While a registered agent will handle all the paperwork and compliance, doola will manage your books and taxes so that you focus on growing the business.
How long does a Texas Registered Agent’s appointment last?
The appointment of a registered agent in Texas lasts for as long as you want. You always have the option to change the agent whenever you desire. The appointment also ends if your agent decides to revoke their consent.
Can you appoint an out-of-state Registered Agent for your Texas business?
Business entities are required to continuously have a registered agent in Texas, one that has a physical street address located in the state, so an out-of-state agent can’t be utilized for your Texas business.
How much does it cost to hire a professional Registered Agent in Texas?
All the service providers have different pricing structures for their registered agent services, but you can expect to pay anything from a few hundred dollars or more for a professional registered agent in Texas.

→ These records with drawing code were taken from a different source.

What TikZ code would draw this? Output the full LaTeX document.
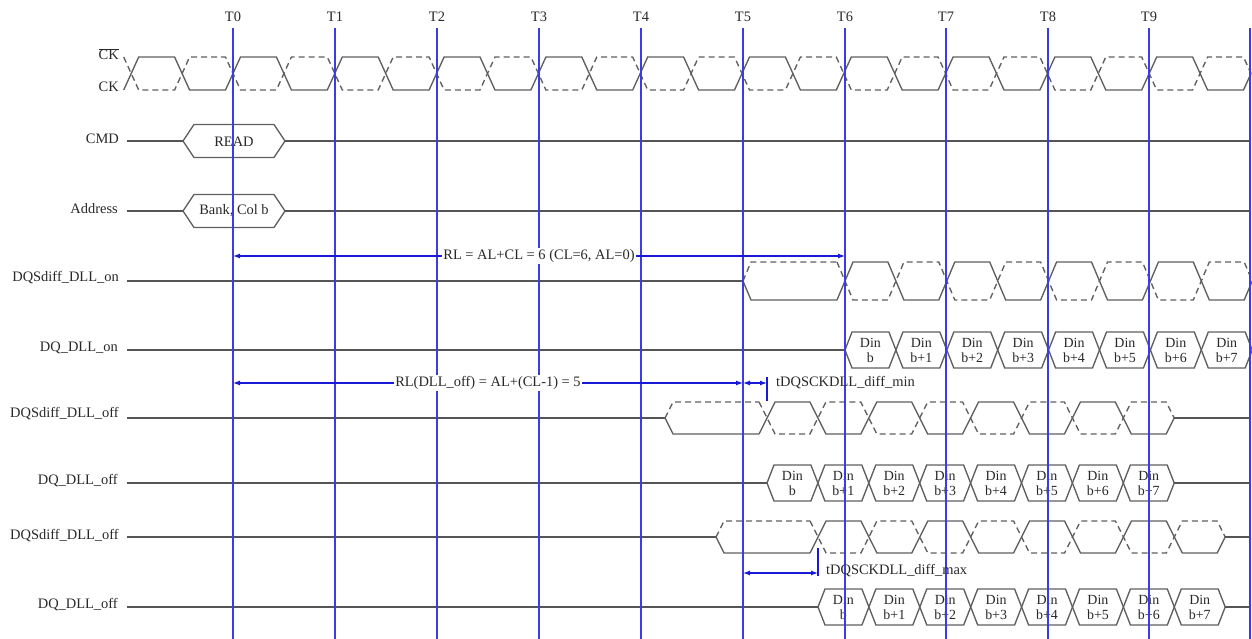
\documentclass[tikz,border=0pt]{standalone}
\usepackage{fontspec}
\setmainfont{Liberation Serif}
\usetikzlibrary{arrows.meta}
\definecolor{vlinec}{RGB}{60,60,230}
\definecolor{alinec}{RGB}{25,25,215}
\definecolor{wavec}{RGB}{95,95,95}
\definecolor{sigc}{RGB}{85,85,85}
\definecolor{txtc}{RGB}{40,40,40}
\newcommand{\hp}{50.9}
% differential toggling body: c0, n, mid, half, t
\newcommand{\dsigbody}[5]{%
  \pgfmathtruncatemacro{\dsn}{#2-1}%
  \draw[wave] ({#1-#5},{#3+#4}) \foreach \k in {0,...,\dsn} { -- ({#1+\k*\hp+#5},{#3+(2*mod(\k,2)-1)*#4}) -- ({#1+(\k+1)*\hp-#5},{#3+(2*mod(\k,2)-1)*#4}) } -- ({#1+#2*\hp},#3);
  \draw[dwave] ({#1-#5},{#3-#4}) \foreach \k in {0,...,\dsn} { -- ({#1+\k*\hp+#5},{#3-(2*mod(\k,2)-1)*#4}) -- ({#1+(\k+1)*\hp-#5},{#3-(2*mod(\k,2)-1)*#4}) } -- ({#1+#2*\hp},#3);
}
% preamble: p, c0, mid, half, t
\newcommand{\preamb}[5]{%
  \draw[wave] (#1,#3) -- ({#1+#5},{#3+#4}) -- ({#2-#5},{#3+#4});
  \draw[dwave] (#1,#3) -- ({#1+#5},{#3-#4}) -- ({#2-#5},{#3-#4});
}
% data eyes: start, mid, name
\newcommand{\dqrow}[3]{%
  \foreach \k/\lab in {0/b,1/b+1,2/b+2,3/b+3,4/b+4,5/b+5,6/b+6,7/b+7} {
    \draw[wave] ({#1+\k*\hp},#2) -- ({#1+\k*\hp+7},{#2-18}) -- ({#1+(\k+1)*\hp-7},{#2-18}) -- ({#1+(\k+1)*\hp},#2) -- ({#1+(\k+1)*\hp-7},{#2+18}) -- ({#1+\k*\hp+7},{#2+18}) -- cycle;
    \node[dat] (#3-\k) at ({#1+(\k+0.5)*\hp},{#2+0.5}) {Din\\\lab};
  }
}
\begin{document}
\begin{tikzpicture}[x=1bp,y=-1bp,
  wave/.style={draw=wavec, line width=1.35bp},
  dwave/.style={wave, dash pattern=on 6bp off 4bp},
  sig/.style={draw=sigc, line width=1.4bp},
  vl/.style={draw=vlinec, line width=2bp},
  tick/.style={draw=alinec, line width=1.4bp},
  dim/.style={draw=alinec, line width=1.2bp, {Latex[length=7bp,width=5bp]}-{Latex[length=7bp,width=5bp]}},
  lab/.style={font=\fontsize{14.5}{16}\selectfont, text=txtc, inner sep=0pt, anchor=east},
  tl/.style={font=\fontsize{14.5}{16}\selectfont, text=txtc, inner sep=0pt},
  dat/.style={font=\fontsize{14}{15}\selectfont, text=txtc, align=center, inner sep=0pt},
  arlab/.style={font=\fontsize{14.5}{16}\selectfont, text=txtc, inner sep=1pt, fill=white}]
\useasboundingbox (0,0) rectangle (1252,639);

% ---- signal labels ----
\node[lab] (ckb) at (119,54) {$\overline{\mbox{CK}}$};
\node[lab] (ck) at (119,87) {CK};
\node[lab] (cmd) at (119,139) {CMD};
\node[lab] (addr) at (118,209) {Address};
\node[lab] (dqson) at (119,278) {DQSdiff\_DLL\_on};
\node[lab] (dqon) at (118,348) {DQ\_DLL\_on};
\node[lab] (dqsoff1) at (119,414) {DQSdiff\_DLL\_off};
\node[lab] (dqoff1) at (118,481) {DQ\_DLL\_off};
\node[lab] (dqsoff2) at (119,536) {DQSdiff\_DLL\_off};
\node[lab] (dqoff2) at (118,605) {DQ\_DLL\_off};

% ---- clock ----
\dsigbody{131.2}{22}{73.5}{16.5}{7.5}

% ---- CMD / Address ----
\draw[sig] (127,141) -- (183,141);
\draw[wave] (183,141) -- (194,124.5) -- (274,124.5) -- (285,141) -- (274,157.5) -- (194,157.5) -- cycle;
\draw[sig] (285,141) -- (1251,141);
\node[tl] (read) at (234,142) {READ};
\draw[sig] (127,211) -- (183,211);
\draw[wave] (183,211) -- (194,194.5) -- (274,194.5) -- (285,211) -- (274,227.5) -- (194,227.5) -- cycle;
\draw[sig] (285,211) -- (1251,211);
\node[tl] (bank) at (234,211) {Bank, Col b};

% ---- DQS DLL on ----
\draw[sig] (127,281) -- (743,281);
\preamb{743}{845}{281}{19}{8}
\dsigbody{845}{8}{281}{19}{8}

% ---- DQ DLL on ----
\draw[sig] (127,350) -- (845,350);
\dqrow{845}{350}{dqa}

% ---- DQS DLL off (1) ----
\draw[sig] (127,418) -- (665,418);
\preamb{665}{767}{418}{16}{8}
\dsigbody{767}{8}{418}{16}{8}
\draw[sig] (1174.2,418) -- (1251,418);

% ---- DQ DLL off (1) ----
\draw[sig] (127,483) -- (767,483);
\dqrow{767}{483}{dqb}
\draw[sig] (1174.2,483) -- (1251,483);

% ---- DQS DLL off (2) ----
\draw[sig] (127,537) -- (716,537);
\preamb{716}{818}{537}{16}{8}
\dsigbody{818}{8}{537}{16}{8}
\draw[sig] (1225.2,537) -- (1251,537);

% ---- DQ DLL off (2) ----
\draw[sig] (127,607) -- (818,607);
\dqrow{818}{607}{dqc}
\draw[sig] (1225.2,607) -- (1251,607);

% ---- clock edge lines ----
\foreach \i/\xx in {0/233,1/335,2/437,3/539,4/641,5/743,6/845,7/946,8/1048,9/1149,10/1250} {
  \coordinate (T\i) at (\xx,28);
  \coordinate (B\i) at (\xx,639);
  \draw[vl] (T\i) -- (B\i);
}
\foreach \i in {0,...,9} {
  \node[tl] (lt\i) at (T\i |- 0,17) {T\i};
}

% ---- timing arrows ----
\draw[dim] (T0 |- 0,256) -- (T6 |- 0,256);
\node[arlab] (rl) at (539,256) {RL = AL+CL = 6 (CL=6, AL=0)};
\draw[dim] (T0 |- 0,383) -- (T5 |- 0,383);
\node[arlab] (rloff) at (488,383) {RL(DLL\_off) = AL+(CL-1) = 5};
\coordinate (mnA) at (767,377);
\coordinate (mnB) at (767,401);
\draw[tick] (mnA) -- (mnB);
\draw[dim] (T5 |- 0,383) -- (mnA |- 0,383);
\node[tl, anchor=west] (dmin) at (776,383) {tDQSCKDLL\_diff\_min};
\coordinate (mxA) at (818,548);
\coordinate (mxB) at (818,576);
\draw[tick] (mxA) -- (mxB);
\draw[dim] (T5 |- 0,573) -- (mxA |- 0,573);
\node[tl, anchor=west] (dmax) at (826,571) {tDQSCKDLL\_diff\_max};
\end{tikzpicture}
\end{document}
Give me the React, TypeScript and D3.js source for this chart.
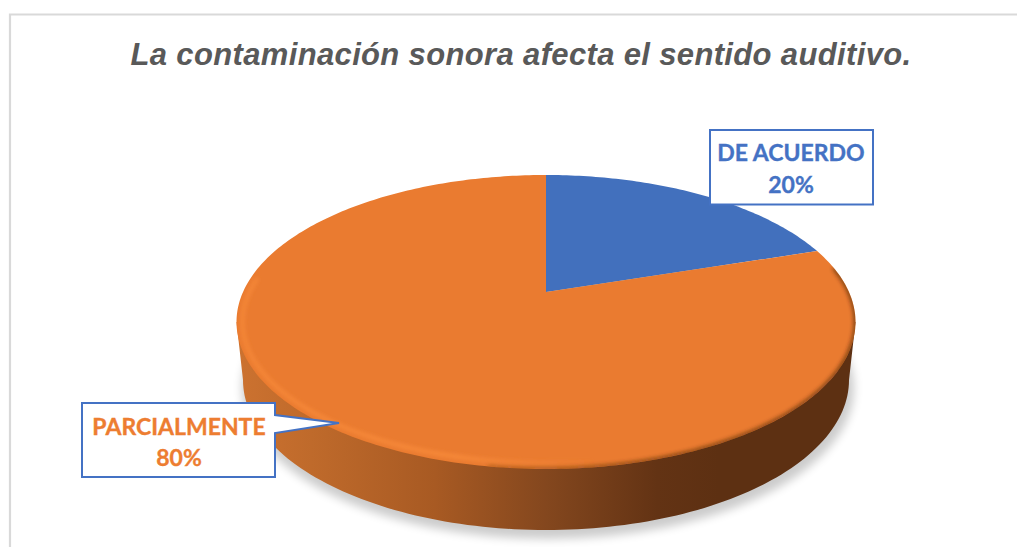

Are Texas Registered Agents responsible for any fees or taxes?
Texas registered agents are only responsible for the paperwork aspect, they won’t pay any fees or taxes on behalf of your business directly, so that’s something that you’ll have to be mindful of yourself.
Is a Registered Agent’s address public?
The registered agent’s address is always a part of the public record, which means that it can be accessed by anyone who wants to look at it. It’s not possible to have a private registered agent’s address since that would defeat the purpose entirely.